## What is required
Leaving out the pictures, retype the lines from the beginning of the listing through the line containing "markeredgewidth=1.7, label=name, clip_on=False)".

## Supplied records
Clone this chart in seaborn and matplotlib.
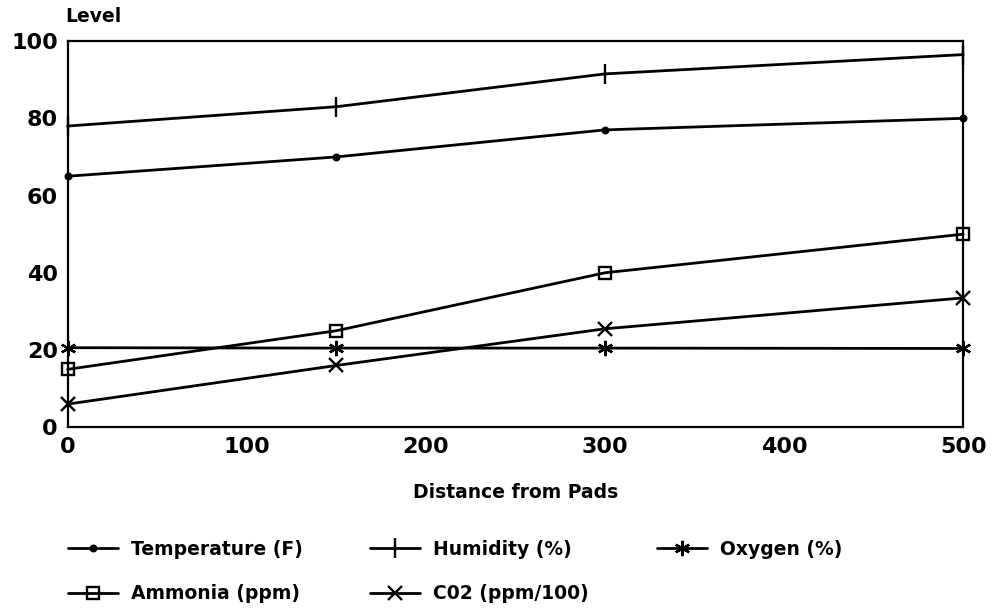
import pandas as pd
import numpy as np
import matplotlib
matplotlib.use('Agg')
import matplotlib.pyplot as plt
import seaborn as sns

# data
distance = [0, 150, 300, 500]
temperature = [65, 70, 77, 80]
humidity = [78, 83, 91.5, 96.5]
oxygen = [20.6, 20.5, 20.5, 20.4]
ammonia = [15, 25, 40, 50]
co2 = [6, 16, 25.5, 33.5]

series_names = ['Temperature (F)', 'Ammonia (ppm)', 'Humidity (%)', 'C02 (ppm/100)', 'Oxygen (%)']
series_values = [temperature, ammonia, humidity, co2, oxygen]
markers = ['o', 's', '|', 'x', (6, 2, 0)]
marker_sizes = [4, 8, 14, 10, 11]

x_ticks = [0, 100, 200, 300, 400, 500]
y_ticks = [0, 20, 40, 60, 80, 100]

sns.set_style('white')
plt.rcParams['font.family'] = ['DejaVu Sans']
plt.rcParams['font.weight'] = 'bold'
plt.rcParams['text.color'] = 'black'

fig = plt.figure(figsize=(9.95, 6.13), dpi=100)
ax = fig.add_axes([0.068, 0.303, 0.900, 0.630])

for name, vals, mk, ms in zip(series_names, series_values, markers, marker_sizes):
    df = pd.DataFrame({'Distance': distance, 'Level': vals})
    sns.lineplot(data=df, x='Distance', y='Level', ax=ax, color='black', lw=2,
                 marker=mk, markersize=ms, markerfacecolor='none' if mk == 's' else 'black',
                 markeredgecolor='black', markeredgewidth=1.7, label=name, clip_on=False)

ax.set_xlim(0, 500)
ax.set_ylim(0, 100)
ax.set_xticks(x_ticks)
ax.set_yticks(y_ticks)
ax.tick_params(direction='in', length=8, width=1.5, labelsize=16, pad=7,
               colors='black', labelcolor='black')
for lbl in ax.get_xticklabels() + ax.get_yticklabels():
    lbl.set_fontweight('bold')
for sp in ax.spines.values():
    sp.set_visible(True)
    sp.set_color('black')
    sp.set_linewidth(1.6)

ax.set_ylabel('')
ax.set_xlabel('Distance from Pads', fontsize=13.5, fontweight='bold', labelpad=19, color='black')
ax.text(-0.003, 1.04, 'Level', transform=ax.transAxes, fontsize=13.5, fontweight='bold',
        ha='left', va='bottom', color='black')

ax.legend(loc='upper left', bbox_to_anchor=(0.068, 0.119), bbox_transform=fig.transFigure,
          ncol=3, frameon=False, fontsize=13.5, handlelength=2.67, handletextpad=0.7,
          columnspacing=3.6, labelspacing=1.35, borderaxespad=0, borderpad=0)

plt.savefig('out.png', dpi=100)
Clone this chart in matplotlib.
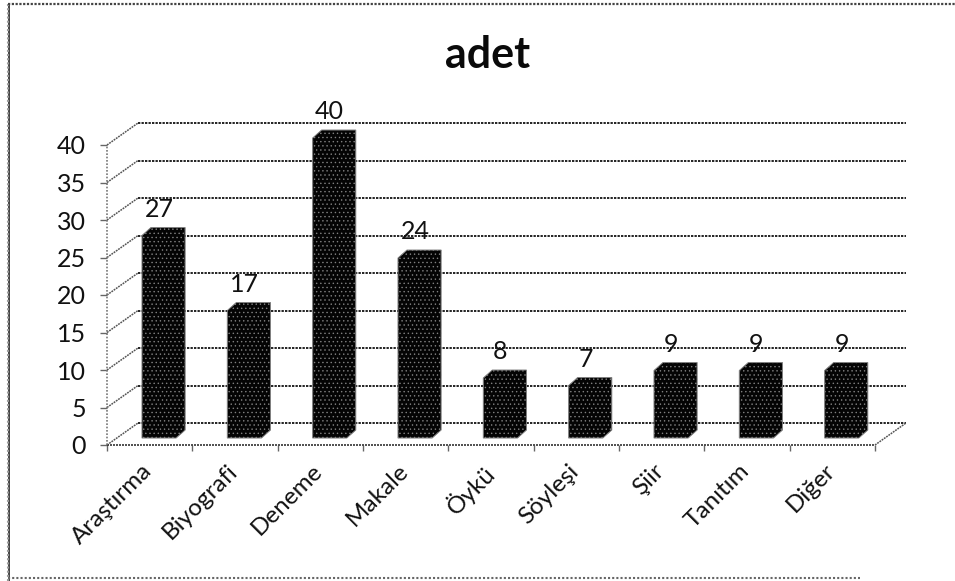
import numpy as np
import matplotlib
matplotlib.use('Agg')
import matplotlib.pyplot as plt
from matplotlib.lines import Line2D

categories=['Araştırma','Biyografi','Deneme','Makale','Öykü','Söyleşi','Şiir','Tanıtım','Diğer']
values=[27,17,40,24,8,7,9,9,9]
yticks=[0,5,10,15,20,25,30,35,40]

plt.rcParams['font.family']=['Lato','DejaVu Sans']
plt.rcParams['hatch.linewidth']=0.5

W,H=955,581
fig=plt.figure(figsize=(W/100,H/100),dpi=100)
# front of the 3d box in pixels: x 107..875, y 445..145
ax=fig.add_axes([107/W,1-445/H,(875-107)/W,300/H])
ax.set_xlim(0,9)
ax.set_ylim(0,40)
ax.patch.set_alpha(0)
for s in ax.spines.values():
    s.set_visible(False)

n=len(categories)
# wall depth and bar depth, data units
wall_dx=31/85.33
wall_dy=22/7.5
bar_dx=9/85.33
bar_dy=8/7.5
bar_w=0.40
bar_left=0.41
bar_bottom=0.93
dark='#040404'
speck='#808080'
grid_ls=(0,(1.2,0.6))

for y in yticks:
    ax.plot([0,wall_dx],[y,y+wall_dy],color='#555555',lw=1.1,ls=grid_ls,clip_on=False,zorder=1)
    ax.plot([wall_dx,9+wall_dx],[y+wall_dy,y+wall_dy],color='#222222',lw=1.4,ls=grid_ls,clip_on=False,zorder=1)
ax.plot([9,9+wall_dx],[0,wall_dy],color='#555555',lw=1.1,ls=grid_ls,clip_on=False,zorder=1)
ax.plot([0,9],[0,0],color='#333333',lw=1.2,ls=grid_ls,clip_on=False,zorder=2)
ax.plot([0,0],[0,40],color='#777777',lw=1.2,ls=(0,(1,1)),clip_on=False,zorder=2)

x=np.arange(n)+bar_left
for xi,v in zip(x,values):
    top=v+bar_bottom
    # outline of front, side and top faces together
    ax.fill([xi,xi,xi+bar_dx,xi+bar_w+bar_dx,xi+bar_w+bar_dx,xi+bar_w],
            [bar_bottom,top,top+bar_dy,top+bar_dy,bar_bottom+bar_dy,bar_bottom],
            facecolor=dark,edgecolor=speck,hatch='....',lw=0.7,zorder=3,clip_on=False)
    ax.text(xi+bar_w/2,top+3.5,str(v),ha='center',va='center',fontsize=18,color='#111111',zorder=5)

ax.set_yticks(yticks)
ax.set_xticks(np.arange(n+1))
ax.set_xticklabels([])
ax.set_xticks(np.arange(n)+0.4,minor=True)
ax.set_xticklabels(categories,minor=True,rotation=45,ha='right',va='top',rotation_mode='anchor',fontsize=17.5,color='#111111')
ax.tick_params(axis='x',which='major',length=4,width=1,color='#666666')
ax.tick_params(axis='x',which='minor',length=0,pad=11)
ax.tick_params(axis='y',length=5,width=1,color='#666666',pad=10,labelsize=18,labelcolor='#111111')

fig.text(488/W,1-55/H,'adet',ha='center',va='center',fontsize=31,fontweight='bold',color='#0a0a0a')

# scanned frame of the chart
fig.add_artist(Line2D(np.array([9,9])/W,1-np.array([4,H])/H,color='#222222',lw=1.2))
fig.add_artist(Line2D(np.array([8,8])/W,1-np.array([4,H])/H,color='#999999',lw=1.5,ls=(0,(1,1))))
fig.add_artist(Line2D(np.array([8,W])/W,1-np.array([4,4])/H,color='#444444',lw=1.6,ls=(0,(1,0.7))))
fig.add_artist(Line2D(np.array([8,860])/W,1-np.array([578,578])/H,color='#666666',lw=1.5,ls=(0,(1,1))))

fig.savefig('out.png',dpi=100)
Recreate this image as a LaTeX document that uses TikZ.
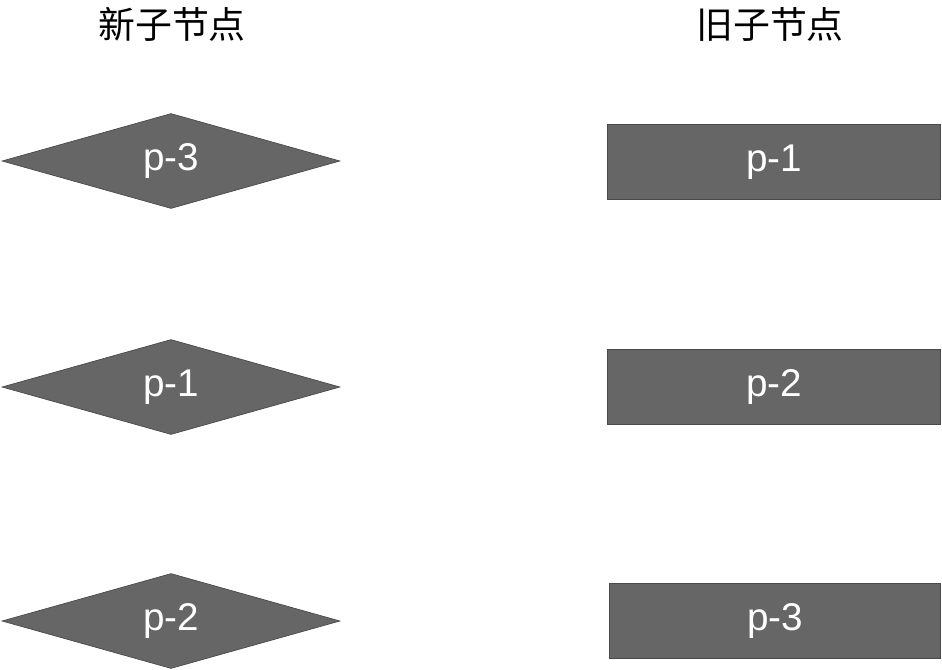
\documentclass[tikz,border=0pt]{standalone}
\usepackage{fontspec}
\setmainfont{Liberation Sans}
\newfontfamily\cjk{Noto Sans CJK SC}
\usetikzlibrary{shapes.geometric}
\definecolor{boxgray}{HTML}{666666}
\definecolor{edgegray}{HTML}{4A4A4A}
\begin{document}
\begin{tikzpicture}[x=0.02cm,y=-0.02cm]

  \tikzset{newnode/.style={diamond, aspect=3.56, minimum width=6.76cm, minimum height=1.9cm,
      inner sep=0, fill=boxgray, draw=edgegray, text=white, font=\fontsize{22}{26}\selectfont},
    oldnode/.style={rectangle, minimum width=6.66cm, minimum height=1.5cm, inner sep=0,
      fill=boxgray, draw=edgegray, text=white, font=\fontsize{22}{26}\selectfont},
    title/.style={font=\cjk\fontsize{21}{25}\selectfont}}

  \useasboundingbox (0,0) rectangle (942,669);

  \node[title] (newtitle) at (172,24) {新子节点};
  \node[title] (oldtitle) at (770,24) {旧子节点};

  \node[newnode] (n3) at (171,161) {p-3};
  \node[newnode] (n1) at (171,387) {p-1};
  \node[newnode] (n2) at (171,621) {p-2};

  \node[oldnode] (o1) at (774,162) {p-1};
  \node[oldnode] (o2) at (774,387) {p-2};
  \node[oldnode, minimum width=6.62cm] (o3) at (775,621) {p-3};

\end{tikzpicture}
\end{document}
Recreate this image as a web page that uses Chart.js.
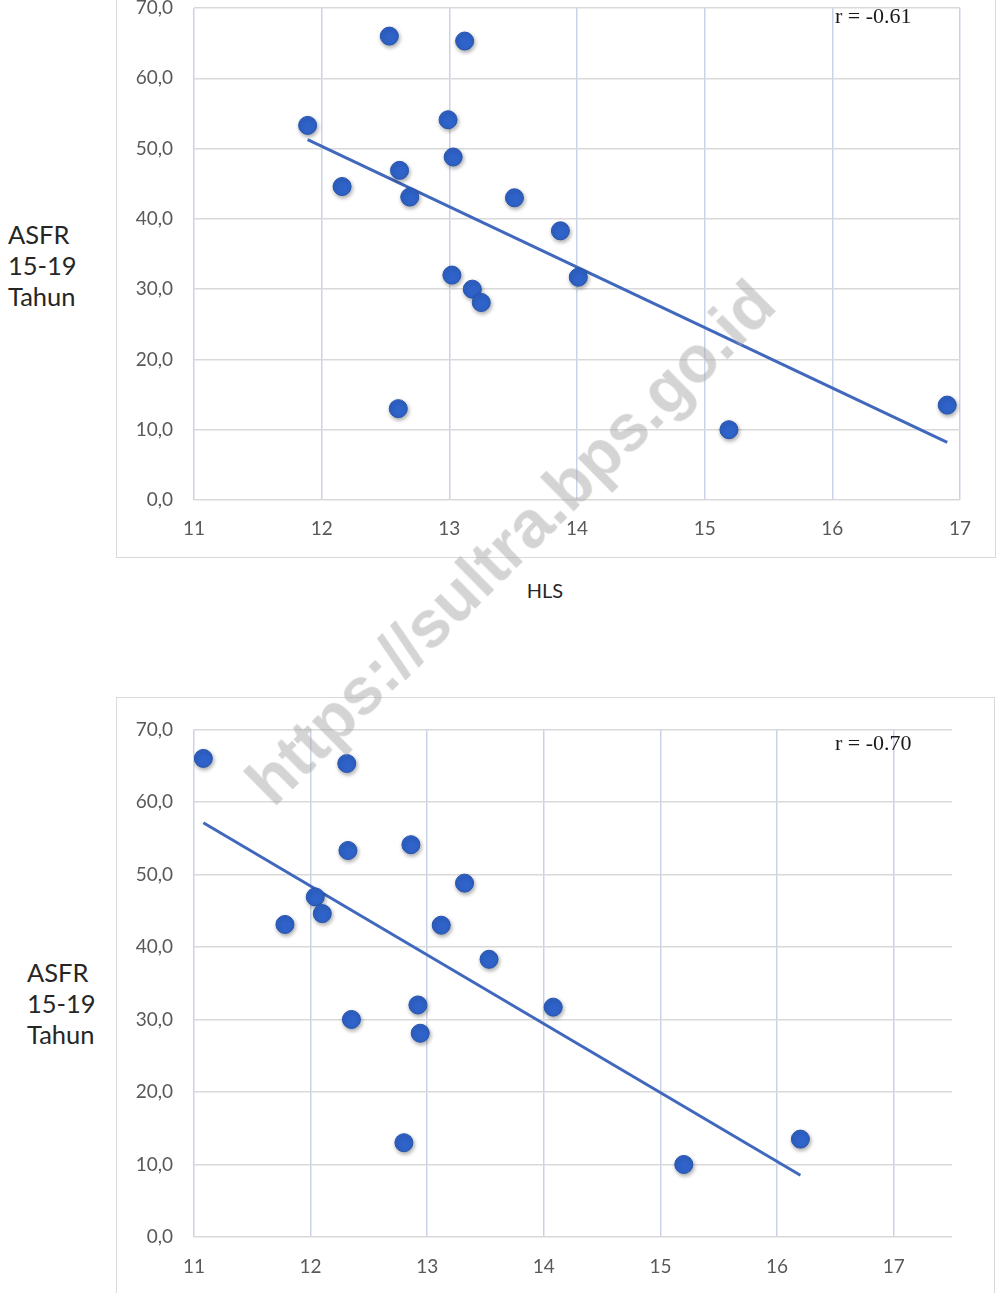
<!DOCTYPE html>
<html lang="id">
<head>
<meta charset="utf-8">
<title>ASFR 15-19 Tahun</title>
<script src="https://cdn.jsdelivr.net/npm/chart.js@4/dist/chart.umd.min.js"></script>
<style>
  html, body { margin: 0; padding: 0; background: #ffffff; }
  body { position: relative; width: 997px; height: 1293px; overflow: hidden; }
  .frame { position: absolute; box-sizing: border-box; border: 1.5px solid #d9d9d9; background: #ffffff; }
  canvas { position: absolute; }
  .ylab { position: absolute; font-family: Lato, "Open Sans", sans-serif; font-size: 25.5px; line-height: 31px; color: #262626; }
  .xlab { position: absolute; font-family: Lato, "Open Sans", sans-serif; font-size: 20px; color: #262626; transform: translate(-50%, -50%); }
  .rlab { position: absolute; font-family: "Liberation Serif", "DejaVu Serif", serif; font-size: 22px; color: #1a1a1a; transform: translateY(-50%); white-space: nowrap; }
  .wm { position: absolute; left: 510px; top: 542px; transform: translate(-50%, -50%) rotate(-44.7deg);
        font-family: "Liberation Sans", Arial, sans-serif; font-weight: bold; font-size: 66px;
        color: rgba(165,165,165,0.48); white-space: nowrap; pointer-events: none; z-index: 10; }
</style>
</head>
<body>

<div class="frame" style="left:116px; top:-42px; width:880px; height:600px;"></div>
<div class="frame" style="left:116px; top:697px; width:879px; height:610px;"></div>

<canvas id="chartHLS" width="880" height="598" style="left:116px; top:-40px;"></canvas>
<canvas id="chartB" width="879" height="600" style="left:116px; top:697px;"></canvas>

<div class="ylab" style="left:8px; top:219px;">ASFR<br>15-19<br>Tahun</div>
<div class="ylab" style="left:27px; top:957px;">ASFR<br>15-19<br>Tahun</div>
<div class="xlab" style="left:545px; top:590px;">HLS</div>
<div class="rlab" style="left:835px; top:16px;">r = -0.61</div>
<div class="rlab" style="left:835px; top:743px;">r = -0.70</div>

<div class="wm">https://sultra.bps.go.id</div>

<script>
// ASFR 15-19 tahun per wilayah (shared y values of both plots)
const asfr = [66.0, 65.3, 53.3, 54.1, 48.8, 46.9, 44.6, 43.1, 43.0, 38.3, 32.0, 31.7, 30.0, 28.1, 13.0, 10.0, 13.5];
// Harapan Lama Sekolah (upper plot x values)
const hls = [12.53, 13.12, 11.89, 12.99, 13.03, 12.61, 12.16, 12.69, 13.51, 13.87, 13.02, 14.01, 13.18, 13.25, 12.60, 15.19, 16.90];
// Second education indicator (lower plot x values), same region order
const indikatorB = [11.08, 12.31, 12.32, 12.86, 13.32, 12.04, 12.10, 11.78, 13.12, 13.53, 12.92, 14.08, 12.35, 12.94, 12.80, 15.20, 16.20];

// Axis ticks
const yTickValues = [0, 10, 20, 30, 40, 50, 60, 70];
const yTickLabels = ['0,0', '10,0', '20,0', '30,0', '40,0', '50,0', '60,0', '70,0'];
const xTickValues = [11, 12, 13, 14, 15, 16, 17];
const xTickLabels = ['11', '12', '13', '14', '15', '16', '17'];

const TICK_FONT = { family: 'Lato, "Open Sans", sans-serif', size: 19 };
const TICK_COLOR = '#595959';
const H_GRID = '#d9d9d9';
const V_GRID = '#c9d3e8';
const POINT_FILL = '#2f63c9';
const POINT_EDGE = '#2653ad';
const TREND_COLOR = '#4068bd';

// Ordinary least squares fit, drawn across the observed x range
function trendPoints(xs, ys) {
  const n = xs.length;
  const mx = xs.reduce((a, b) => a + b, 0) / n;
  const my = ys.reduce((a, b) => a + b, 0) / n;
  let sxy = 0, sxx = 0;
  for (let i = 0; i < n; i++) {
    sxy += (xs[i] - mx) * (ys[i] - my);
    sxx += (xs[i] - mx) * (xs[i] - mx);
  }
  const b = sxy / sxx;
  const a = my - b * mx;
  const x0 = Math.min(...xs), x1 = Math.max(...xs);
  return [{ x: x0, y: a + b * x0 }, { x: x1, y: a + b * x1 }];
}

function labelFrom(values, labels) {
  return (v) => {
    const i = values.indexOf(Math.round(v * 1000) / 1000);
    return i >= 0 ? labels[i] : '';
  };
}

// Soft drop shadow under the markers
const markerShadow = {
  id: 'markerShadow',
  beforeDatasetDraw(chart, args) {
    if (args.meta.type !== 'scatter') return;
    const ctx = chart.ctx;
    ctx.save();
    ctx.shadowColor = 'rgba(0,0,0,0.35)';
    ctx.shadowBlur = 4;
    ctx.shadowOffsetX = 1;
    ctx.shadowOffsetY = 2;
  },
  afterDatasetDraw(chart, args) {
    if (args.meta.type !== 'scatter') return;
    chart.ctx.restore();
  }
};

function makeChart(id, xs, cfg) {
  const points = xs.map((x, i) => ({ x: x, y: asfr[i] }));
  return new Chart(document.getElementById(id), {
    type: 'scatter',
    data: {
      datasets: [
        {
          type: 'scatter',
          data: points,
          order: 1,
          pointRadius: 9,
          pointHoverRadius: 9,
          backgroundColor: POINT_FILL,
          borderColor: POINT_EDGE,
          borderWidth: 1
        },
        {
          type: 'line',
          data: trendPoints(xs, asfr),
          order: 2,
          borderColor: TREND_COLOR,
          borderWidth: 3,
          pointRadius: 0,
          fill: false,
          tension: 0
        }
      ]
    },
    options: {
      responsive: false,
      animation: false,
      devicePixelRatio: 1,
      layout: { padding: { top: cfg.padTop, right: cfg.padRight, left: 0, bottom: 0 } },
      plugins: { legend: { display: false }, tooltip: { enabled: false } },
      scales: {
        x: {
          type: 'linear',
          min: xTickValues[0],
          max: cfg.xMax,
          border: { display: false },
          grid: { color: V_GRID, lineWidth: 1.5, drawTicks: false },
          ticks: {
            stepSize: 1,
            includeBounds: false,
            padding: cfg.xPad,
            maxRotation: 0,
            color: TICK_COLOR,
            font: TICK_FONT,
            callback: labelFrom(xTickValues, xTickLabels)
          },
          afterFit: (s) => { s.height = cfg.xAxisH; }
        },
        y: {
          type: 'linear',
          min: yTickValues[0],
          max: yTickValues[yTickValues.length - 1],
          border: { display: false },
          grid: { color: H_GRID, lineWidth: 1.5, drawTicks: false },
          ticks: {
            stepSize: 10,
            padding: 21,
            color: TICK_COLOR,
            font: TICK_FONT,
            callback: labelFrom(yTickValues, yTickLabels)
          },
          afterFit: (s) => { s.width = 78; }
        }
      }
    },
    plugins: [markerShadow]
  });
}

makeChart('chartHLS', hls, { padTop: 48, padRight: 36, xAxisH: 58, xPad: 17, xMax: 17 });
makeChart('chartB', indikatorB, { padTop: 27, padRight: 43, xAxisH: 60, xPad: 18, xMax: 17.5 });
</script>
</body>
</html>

## Answer to this exercise
Clone this chart in seaborn and matplotlib.
import pandas as pd
import numpy as np
import matplotlib
matplotlib.use('Agg')
import matplotlib.pyplot as plt
import seaborn as sns

# data
distance = [0, 150, 300, 500]
temperature = [65, 70, 77, 80]
humidity = [78, 83, 91.5, 96.5]
oxygen = [20.6, 20.5, 20.5, 20.4]
ammonia = [15, 25, 40, 50]
co2 = [6, 16, 25.5, 33.5]

series_names = ['Temperature (F)', 'Ammonia (ppm)', 'Humidity (%)', 'C02 (ppm/100)', 'Oxygen (%)']
series_values = [temperature, ammonia, humidity, co2, oxygen]
markers = ['o', 's', '|', 'x', (6, 2, 0)]
marker_sizes = [4, 8, 14, 10, 11]

x_ticks = [0, 100, 200, 300, 400, 500]
y_ticks = [0, 20, 40, 60, 80, 100]

sns.set_style('white')
plt.rcParams['font.family'] = ['DejaVu Sans']
plt.rcParams['font.weight'] = 'bold'
plt.rcParams['text.color'] = 'black'

fig = plt.figure(figsize=(9.95, 6.13), dpi=100)
ax = fig.add_axes([0.068, 0.303, 0.900, 0.630])

for name, vals, mk, ms in zip(series_names, series_values, markers, marker_sizes):
    df = pd.DataFrame({'Distance': distance, 'Level': vals})
    sns.lineplot(data=df, x='Distance', y='Level', ax=ax, color='black', lw=2,
                 marker=mk, markersize=ms, markerfacecolor='none' if mk == 's' else 'black',
                 markeredgecolor='black', markeredgewidth=1.7, label=name, clip_on=False)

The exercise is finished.